In order to do this, Ninja uses a magic number, 'K' under the following conditions:

1. Using this magical number, Ninja can either increase or decrease the sweetness of each chocolate. 
2. After increasing or decreasing the sweetness, all the new sweetness values must be non-negative. 
3. Ninja must use this magic number on each chocolate exactly once.

For Example :

For ‘PACKETS’ = [1, 2, 3, 4, 5] and 'K' =  1, the absolute difference between two chocolates with maximum (5) and minimum (1) sweetness is 4. Now in order to minimize this value, Ninja increases [1, 2, 3] and decreases [4, 5] by 1 (‘K’ = 1). So, ‘PACKET’ becomes [2,3,4,3,4]. Now, the absolute difference between the two chocolates with maximum (4) and minimum (2) sweetness is 2 which is the minimum possible. 

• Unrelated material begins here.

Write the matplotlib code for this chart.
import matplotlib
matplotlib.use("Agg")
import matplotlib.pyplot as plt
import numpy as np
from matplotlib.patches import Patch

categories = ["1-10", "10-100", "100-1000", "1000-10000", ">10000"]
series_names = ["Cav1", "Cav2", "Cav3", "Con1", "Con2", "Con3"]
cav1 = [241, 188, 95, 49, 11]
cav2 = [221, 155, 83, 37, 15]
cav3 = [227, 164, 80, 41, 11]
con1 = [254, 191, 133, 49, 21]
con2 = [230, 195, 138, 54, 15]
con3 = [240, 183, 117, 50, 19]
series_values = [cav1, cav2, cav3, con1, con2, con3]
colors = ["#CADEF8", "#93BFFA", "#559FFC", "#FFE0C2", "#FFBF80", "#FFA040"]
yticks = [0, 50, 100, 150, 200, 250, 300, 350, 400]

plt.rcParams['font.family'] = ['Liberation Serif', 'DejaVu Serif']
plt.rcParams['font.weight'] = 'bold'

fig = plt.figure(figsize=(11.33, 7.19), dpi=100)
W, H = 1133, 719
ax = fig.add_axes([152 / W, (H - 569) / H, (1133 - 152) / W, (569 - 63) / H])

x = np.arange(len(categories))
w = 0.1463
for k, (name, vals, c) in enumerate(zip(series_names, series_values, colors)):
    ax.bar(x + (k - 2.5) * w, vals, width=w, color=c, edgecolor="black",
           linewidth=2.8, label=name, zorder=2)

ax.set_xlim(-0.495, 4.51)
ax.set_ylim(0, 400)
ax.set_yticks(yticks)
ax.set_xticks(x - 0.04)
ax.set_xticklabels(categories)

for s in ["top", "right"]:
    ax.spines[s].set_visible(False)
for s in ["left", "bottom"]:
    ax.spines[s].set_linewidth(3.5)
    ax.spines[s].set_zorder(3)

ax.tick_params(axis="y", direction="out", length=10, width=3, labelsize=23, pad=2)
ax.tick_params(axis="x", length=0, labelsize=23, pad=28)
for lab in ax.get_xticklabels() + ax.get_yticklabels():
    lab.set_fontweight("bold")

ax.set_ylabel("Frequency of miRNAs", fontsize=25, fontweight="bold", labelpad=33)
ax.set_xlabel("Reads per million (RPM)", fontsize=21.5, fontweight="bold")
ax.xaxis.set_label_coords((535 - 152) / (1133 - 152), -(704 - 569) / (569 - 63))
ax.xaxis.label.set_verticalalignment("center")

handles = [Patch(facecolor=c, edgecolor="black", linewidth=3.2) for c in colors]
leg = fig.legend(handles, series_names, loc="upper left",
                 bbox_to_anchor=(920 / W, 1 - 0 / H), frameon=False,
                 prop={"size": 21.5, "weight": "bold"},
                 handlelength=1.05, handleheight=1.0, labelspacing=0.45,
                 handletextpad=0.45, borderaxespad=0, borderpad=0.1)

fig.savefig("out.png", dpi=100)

As Ninja is busy preparing for the party, he asks you for help. Can you help Ninja determine the minimum possible difference between the maximum and minimum sweetness of chocolates in 'PACKET’ after using the magic number 'K'?

Input Format :
The first line contains an integer 'T' which denotes the number of test cases or queries to be run. Then the test cases follow.

The first line of each test case contains two single space-separated integers 'N' and 'K' denoting the number of chocolates in the 'PACKET' and the magic number, respectively.

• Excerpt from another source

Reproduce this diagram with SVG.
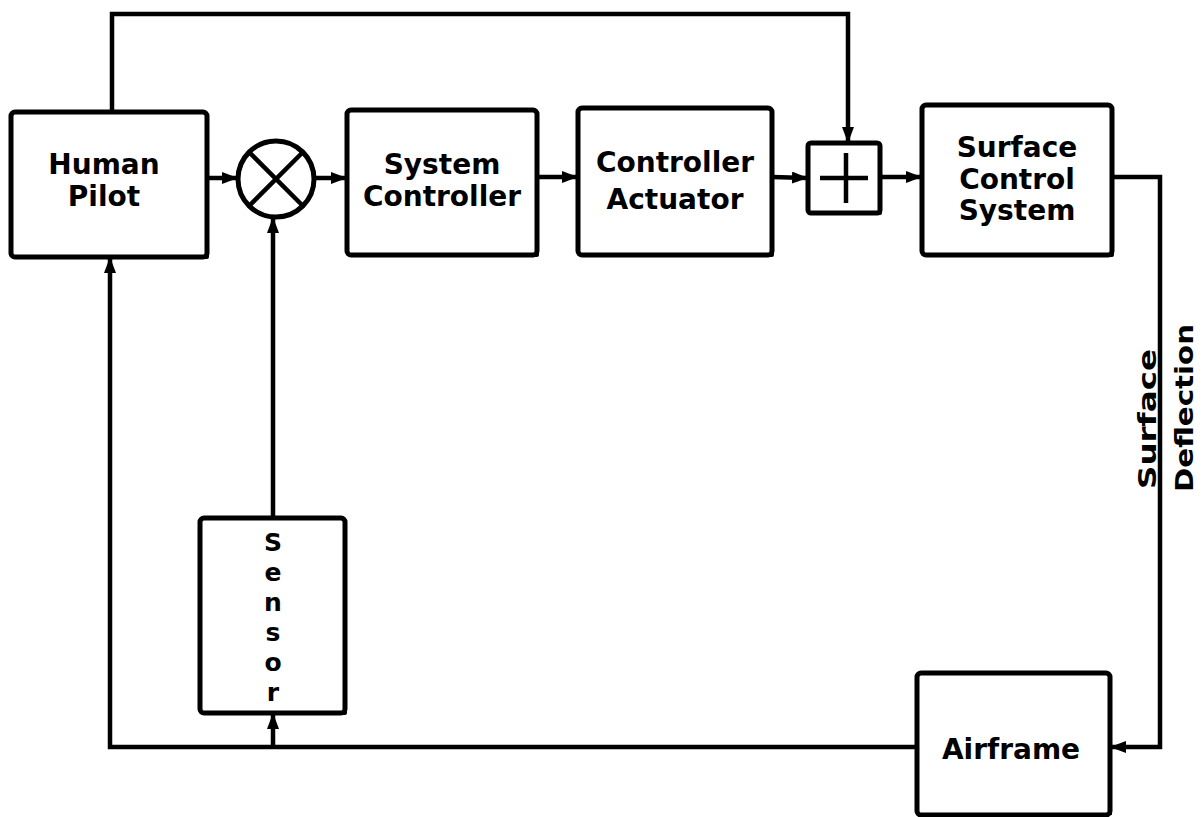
<svg xmlns="http://www.w3.org/2000/svg" width="1203" height="817" viewBox="0 0 1203 817">
<style>
  .box { fill: #fff; stroke: #000; stroke-width: 5; }
  .shadow { fill: none; stroke: #000; stroke-width: 4; stroke-linejoin: round; }
  .line { fill: none; stroke: #000; stroke-width: 4.5; stroke-linejoin: miter; }
  .lbl { font-family: "DejaVu Sans", "Liberation Sans", sans-serif; font-weight: bold; font-size: 28px; fill: #000; text-anchor: middle; }
  .slbl { font-family: "DejaVu Sans", "Liberation Sans", sans-serif; font-weight: bold; font-size: 25px; fill: #000; text-anchor: middle; }
  .vlbl { font-family: "DejaVu Sans", "Liberation Sans", sans-serif; font-weight: bold; font-size: 25px; fill: #000; }
</style>
<defs>
  <marker id="arrow" viewBox="0 0 16 12" refX="15" refY="6" markerWidth="16" markerHeight="12" markerUnits="userSpaceOnUse" orient="auto">
    <path d="M0,0 L16,6 L0,12 Z" fill="#000"/>
  </marker>
</defs>
<rect width="1203" height="817" fill="#fff"/>

<g id="connectors">
  <path class="line" d="M207,178 L237,178" marker-end="url(#arrow)"/>
  <path class="line" d="M314,178 L346,178" marker-end="url(#arrow)"/>
  <path class="line" d="M537,177 L577,177" marker-end="url(#arrow)"/>
  <path class="line" d="M772,177 L807,178" marker-end="url(#arrow)"/>
  <path class="line" d="M880,177 L921,177" marker-end="url(#arrow)"/>
  <path class="line" d="M112,112 L112,14 L848,14 L848,142" marker-end="url(#arrow)"/>
  <path class="line" d="M1112,177 L1160,177 L1160,747 L1111,747" marker-end="url(#arrow)"/>
  <path class="line" d="M917,747 L110,747 L110,258" marker-end="url(#arrow)"/>
  <path class="line" d="M273,747 L273,714" marker-end="url(#arrow)"/>
  <path class="line" d="M273,518 L273,218" marker-end="url(#arrow)"/>
</g>

<g id="human-pilot">
  <rect class="box" x="11" y="112" width="196" height="145" rx="4"/>
  <path class="shadow" d="M207,114 L207,257 L13,257"/>
  <text class="lbl" x="104" y="174">Human</text>
  <text class="lbl" x="104" y="206">Pilot</text>
</g>

<g id="summing-junction">
  <circle cx="276" cy="179" r="38" fill="#fff" stroke="#000" stroke-width="5"/>
  <path class="line" d="M249,152 L303,206 M303,152 L249,206"/>
</g>

<g id="system-controller">
  <rect class="box" x="347" y="110" width="190" height="145" rx="4"/>
  <path class="shadow" d="M537,112 L537,255 L349,255"/>
  <text class="lbl" x="442" y="174">System</text>
  <text class="lbl" x="442" y="206">Controller</text>
</g>

<g id="controller-actuator">
  <rect class="box" x="578" y="108" width="194" height="147" rx="4"/>
  <path class="shadow" d="M772,110 L772,255 L580,255"/>
  <text class="lbl" x="675" y="172">Controller</text>
  <text class="lbl" x="675" y="209">Actuator</text>
</g>

<g id="summing-plus">
  <rect class="box" x="808" y="143" width="72" height="70" rx="3"/>
  <path class="shadow" d="M880,145 L880,213 L810,213"/>
  <path class="line" d="M820,178 L868,178 M846,153 L846,203"/>
</g>

<g id="surface-control-system">
  <rect class="box" x="922" y="105" width="190" height="150" rx="4"/>
  <path class="shadow" d="M1112,107 L1112,255 L924,255"/>
  <text class="lbl" x="1017" y="157">Surface</text>
  <text class="lbl" x="1017" y="189">Control</text>
  <text class="lbl" x="1017" y="220">System</text>
</g>

<g id="sensor">
  <rect class="box" x="200" y="518" width="145" height="195" rx="4"/>
  <path class="shadow" d="M345,520 L345,713 L202,713"/>
  <text class="slbl" x="273" y="551">S</text>
  <text class="slbl" x="273" y="581">e</text>
  <text class="slbl" x="273" y="611">n</text>
  <text class="slbl" x="273" y="641">s</text>
  <text class="slbl" x="273" y="671">o</text>
  <text class="slbl" x="273" y="701">r</text>
</g>

<g id="airframe">
  <rect class="box" x="917" y="673" width="193" height="142" rx="4"/>
  <path class="shadow" d="M1110,675 L1110,815"/>
  <text class="lbl" x="1011" y="759" font-size="31">Airframe</text>
</g>

<g id="surface-deflection-label">
  <text class="vlbl" transform="translate(1156,489) rotate(-90)" textLength="140" lengthAdjust="spacingAndGlyphs">Surface</text>
  <text class="vlbl" transform="translate(1193,492) rotate(-90)" textLength="168" lengthAdjust="spacingAndGlyphs">Deflection</text>
</g>
</svg>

The second line of each test case contains 'N' single space-separated integers, denoting the sweetness of each chocolate in 'PACKET'.
Output Format :
For each test case, print the minimum possible difference between the maximum and minimum sweetness value of chocolates in the array/list ‘PACKET’.

Print the output of each test case in a separate line.
Note :
You are not required to print the expected output, and it has already been taken care of. Just implement the function.
Constraints :
1 <= T <= 100
1 <= N <= 10^5
1 <= K <= 10^5
1 <= PACKET[i] <= 10^5

Where 'T' is the number of test cases, 'N' denotes the number of chocolates in the given array/list 'PACKET' and 'K' denotes the given magic number, respectively. 'PACKET[i]' denotes the sweetness of the i'th chocolate. 

Time Limit : 1 sec 
Approach 1

The main observation while solving this problem is that after every update to ‘PACKET’,  only the difference between the largest and smallest sweetness level of chocolate matters to us. 

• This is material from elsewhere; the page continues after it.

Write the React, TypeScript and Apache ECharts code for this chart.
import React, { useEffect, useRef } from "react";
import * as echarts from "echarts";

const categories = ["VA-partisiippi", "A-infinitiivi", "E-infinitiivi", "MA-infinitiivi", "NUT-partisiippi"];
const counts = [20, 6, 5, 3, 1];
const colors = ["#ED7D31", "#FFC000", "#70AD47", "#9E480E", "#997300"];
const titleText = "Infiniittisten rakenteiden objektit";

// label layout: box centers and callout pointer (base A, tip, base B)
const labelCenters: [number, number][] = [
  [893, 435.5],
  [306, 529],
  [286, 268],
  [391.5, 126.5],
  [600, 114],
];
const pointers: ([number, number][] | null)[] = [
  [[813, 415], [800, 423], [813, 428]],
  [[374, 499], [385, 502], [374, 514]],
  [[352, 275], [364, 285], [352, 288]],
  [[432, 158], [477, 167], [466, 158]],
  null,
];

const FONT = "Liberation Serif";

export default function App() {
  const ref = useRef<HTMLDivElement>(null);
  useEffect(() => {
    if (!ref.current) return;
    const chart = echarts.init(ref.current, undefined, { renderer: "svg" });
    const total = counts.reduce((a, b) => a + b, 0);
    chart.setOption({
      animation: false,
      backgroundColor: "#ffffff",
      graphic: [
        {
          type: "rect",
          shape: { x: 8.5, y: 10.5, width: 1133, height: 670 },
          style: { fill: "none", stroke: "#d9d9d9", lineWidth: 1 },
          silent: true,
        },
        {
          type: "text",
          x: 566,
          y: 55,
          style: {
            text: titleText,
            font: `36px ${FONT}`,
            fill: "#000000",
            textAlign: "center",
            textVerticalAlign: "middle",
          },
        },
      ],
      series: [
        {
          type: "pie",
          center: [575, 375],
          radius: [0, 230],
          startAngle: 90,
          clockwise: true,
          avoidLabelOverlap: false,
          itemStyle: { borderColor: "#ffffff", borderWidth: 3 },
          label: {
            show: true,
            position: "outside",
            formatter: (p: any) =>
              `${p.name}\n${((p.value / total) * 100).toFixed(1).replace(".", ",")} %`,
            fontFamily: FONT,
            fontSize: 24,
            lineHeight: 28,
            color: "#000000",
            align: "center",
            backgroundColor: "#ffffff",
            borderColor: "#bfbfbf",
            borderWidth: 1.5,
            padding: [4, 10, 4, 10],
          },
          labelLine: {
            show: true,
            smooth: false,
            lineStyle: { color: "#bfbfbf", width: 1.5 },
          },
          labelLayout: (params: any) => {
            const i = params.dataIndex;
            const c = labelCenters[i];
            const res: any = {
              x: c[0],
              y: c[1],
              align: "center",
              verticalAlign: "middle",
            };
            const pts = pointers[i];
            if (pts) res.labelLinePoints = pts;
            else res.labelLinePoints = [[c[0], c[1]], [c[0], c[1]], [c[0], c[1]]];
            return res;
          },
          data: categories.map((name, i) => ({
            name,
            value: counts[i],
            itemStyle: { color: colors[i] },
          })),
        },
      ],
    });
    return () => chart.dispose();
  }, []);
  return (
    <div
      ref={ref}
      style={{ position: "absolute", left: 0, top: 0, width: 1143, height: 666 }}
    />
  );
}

The main idea behind this approach is to sort ‘PACKETS’ in increasing order. Then for all the chocolates in the ‘PACKET’, check if subtracting the sweetness level of ‘i’th chocolate by ‘K’ (i.e. PACKET[i]’ - ’K’) or increasing its value by ‘K’ (i.e. ‘PACKET[i]’ + ’K’) makes any changes in our result or not. 

 

Here is the complete algorithm :

  • Sort the ‘PACKET’ in increasing order and initialize three variables ‘BIG’ = ‘PACKET[N - 1]’ i.e. the largest value in ‘PACKET’, ‘SMALL’ = ‘PACKET[0]’ i.e. the smallest value in ‘PACKET’ and ‘MIN_DIFF’ to store the difference between the largest and the smallest sweetness value.
  • Now iterate the ‘PACKET’ and for each chocolate, do the following:
    • If subtracting and adding  ‘K’ to the chocolate does not change ‘SMALL’ and ‘BIG’ respectively then do nothing. Following are those two cases:
      • PACKET[i] - ‘K’’ >= ‘SMALL
      • PACKET[i] + ‘K’’ <= ‘BIG
    • Else, either the subtraction (‘PACKET[i]’ - ‘K’) will yield the smaller number or the addition (‘PACKET[i]’ - ‘K’) will result in a greater number. Update our ‘SMALL’ or ‘BIG’ variables accordingly:
      • If ‘BIG’ - ‘PACKET[i]’ - ‘K’ results in a smaller difference then update ‘SMALL’.
      • Else update ‘BIG’.
  • Finally, return the minimum of ‘MIN_DIFF’ and ‘BIG’ - ‘SMALL’.